— start of Raw data —
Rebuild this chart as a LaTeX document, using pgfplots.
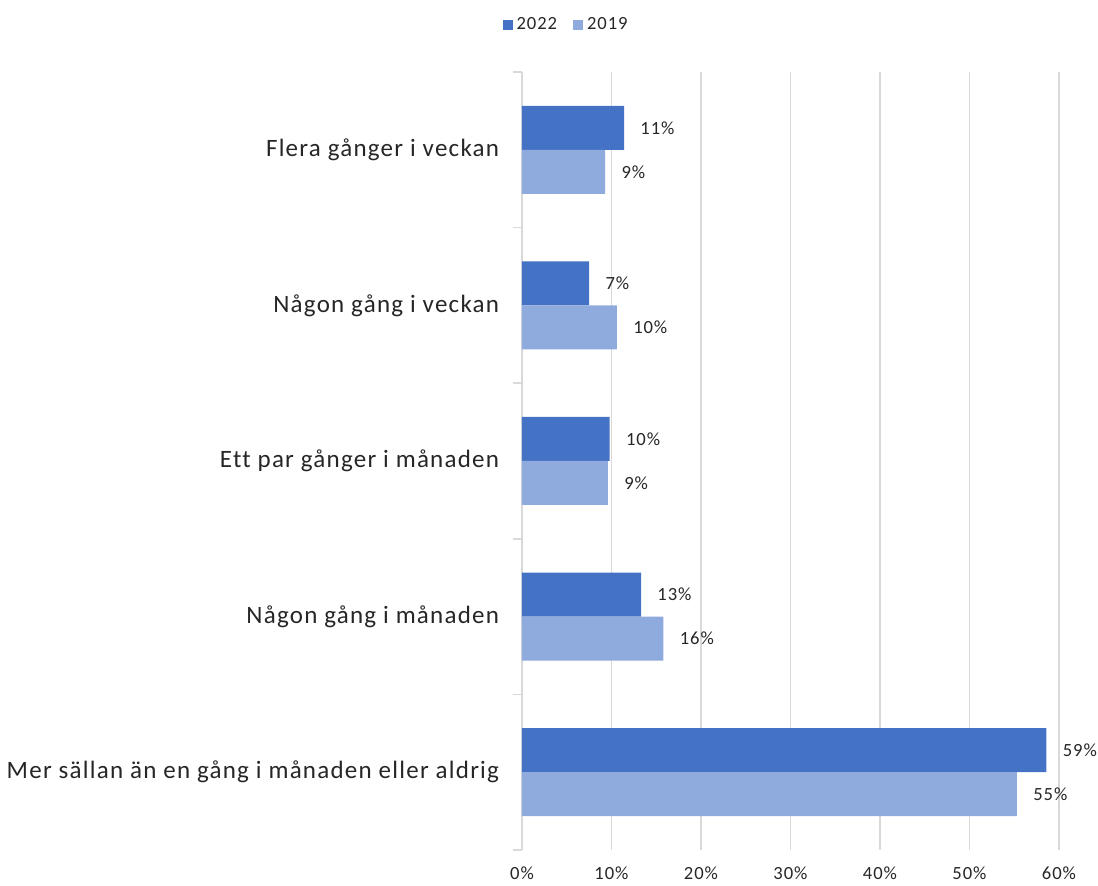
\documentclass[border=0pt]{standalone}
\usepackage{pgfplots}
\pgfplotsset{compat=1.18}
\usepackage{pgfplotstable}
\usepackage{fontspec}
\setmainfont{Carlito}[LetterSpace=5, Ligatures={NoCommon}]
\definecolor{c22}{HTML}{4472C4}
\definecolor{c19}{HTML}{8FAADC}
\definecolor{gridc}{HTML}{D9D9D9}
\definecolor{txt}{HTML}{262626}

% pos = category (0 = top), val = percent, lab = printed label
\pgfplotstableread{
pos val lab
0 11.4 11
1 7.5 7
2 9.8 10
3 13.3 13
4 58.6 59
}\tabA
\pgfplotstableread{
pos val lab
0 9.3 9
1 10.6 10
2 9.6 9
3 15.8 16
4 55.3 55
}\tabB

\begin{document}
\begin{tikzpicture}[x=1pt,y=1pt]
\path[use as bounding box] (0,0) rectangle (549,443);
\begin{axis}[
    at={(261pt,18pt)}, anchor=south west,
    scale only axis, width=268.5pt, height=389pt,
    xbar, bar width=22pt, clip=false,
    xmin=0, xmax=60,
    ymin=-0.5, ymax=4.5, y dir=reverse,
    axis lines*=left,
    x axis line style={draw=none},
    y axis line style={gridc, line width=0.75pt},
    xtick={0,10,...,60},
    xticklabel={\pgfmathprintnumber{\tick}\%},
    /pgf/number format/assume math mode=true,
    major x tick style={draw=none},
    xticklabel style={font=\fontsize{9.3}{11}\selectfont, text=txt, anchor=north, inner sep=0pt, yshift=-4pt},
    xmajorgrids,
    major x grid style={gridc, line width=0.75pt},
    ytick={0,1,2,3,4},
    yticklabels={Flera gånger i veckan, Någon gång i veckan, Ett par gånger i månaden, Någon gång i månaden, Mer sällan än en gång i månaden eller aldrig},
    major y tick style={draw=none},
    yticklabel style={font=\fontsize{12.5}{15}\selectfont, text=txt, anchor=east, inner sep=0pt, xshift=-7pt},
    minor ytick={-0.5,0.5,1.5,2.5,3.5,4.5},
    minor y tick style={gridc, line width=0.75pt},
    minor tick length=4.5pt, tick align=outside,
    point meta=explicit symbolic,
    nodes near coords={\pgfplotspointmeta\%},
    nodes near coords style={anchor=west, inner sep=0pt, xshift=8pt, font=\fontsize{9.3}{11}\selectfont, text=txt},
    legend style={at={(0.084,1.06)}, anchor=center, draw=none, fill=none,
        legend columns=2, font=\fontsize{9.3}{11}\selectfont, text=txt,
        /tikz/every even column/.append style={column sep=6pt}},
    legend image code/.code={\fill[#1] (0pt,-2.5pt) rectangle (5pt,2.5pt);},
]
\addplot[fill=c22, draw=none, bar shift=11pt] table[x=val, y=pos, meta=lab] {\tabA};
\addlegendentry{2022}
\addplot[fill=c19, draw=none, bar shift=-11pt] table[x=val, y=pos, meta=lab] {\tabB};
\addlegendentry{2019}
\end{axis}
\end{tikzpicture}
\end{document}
— end of Raw data —
Task requirements: Set down the complete material exactly, but do not include the images.

Answer below:
Rebuild this chart as a LaTeX document, using pgfplots.
\documentclass[border=0pt]{standalone}
\usepackage{pgfplots}
\pgfplotsset{compat=1.18}
\usepackage{pgfplotstable}
\usepackage{fontspec}
\setmainfont{Carlito}[LetterSpace=5, Ligatures={NoCommon}]
\definecolor{c22}{HTML}{4472C4}
\definecolor{c19}{HTML}{8FAADC}
\definecolor{gridc}{HTML}{D9D9D9}
\definecolor{txt}{HTML}{262626}

% pos = category (0 = top), val = percent, lab = printed label
\pgfplotstableread{
pos val lab
0 11.4 11
1 7.5 7
2 9.8 10
3 13.3 13
4 58.6 59
}\tabA
\pgfplotstableread{
pos val lab
0 9.3 9
1 10.6 10
2 9.6 9
3 15.8 16
4 55.3 55
}\tabB

\begin{document}
\begin{tikzpicture}[x=1pt,y=1pt]
\path[use as bounding box] (0,0) rectangle (549,443);
\begin{axis}[
    at={(261pt,18pt)}, anchor=south west,
    scale only axis, width=268.5pt, height=389pt,
    xbar, bar width=22pt, clip=false,
    xmin=0, xmax=60,
    ymin=-0.5, ymax=4.5, y dir=reverse,
    axis lines*=left,
    x axis line style={draw=none},
    y axis line style={gridc, line width=0.75pt},
    xtick={0,10,...,60},
    xticklabel={\pgfmathprintnumber{\tick}\%},
    /pgf/number format/assume math mode=true,
    major x tick style={draw=none},
    xticklabel style={font=\fontsize{9.3}{11}\selectfont, text=txt, anchor=north, inner sep=0pt, yshift=-4pt},
    xmajorgrids,
    major x grid style={gridc, line width=0.75pt},
    ytick={0,1,2,3,4},
    yticklabels={Flera gånger i veckan, Någon gång i veckan, Ett par gånger i månaden, Någon gång i månaden, Mer sällan än en gång i månaden eller aldrig},
    major y tick style={draw=none},
    yticklabel style={font=\fontsize{12.5}{15}\selectfont, text=txt, anchor=east, inner sep=0pt, xshift=-7pt},
    minor ytick={-0.5,0.5,1.5,2.5,3.5,4.5},
    minor y tick style={gridc, line width=0.75pt},
    minor tick length=4.5pt, tick align=outside,
    point meta=explicit symbolic,
    nodes near coords={\pgfplotspointmeta\%},
    nodes near coords style={anchor=west, inner sep=0pt, xshift=8pt, font=\fontsize{9.3}{11}\selectfont, text=txt},
    legend style={at={(0.084,1.06)}, anchor=center, draw=none, fill=none,
        legend columns=2, font=\fontsize{9.3}{11}\selectfont, text=txt,
        /tikz/every even column/.append style={column sep=6pt}},
    legend image code/.code={\fill[#1] (0pt,-2.5pt) rectangle (5pt,2.5pt);},
]
\addplot[fill=c22, draw=none, bar shift=11pt] table[x=val, y=pos, meta=lab] {\tabA};
\addlegendentry{2022}
\addplot[fill=c19, draw=none, bar shift=-11pt] table[x=val, y=pos, meta=lab] {\tabB};
\addlegendentry{2019}
\end{axis}
\end{tikzpicture}
\end{document}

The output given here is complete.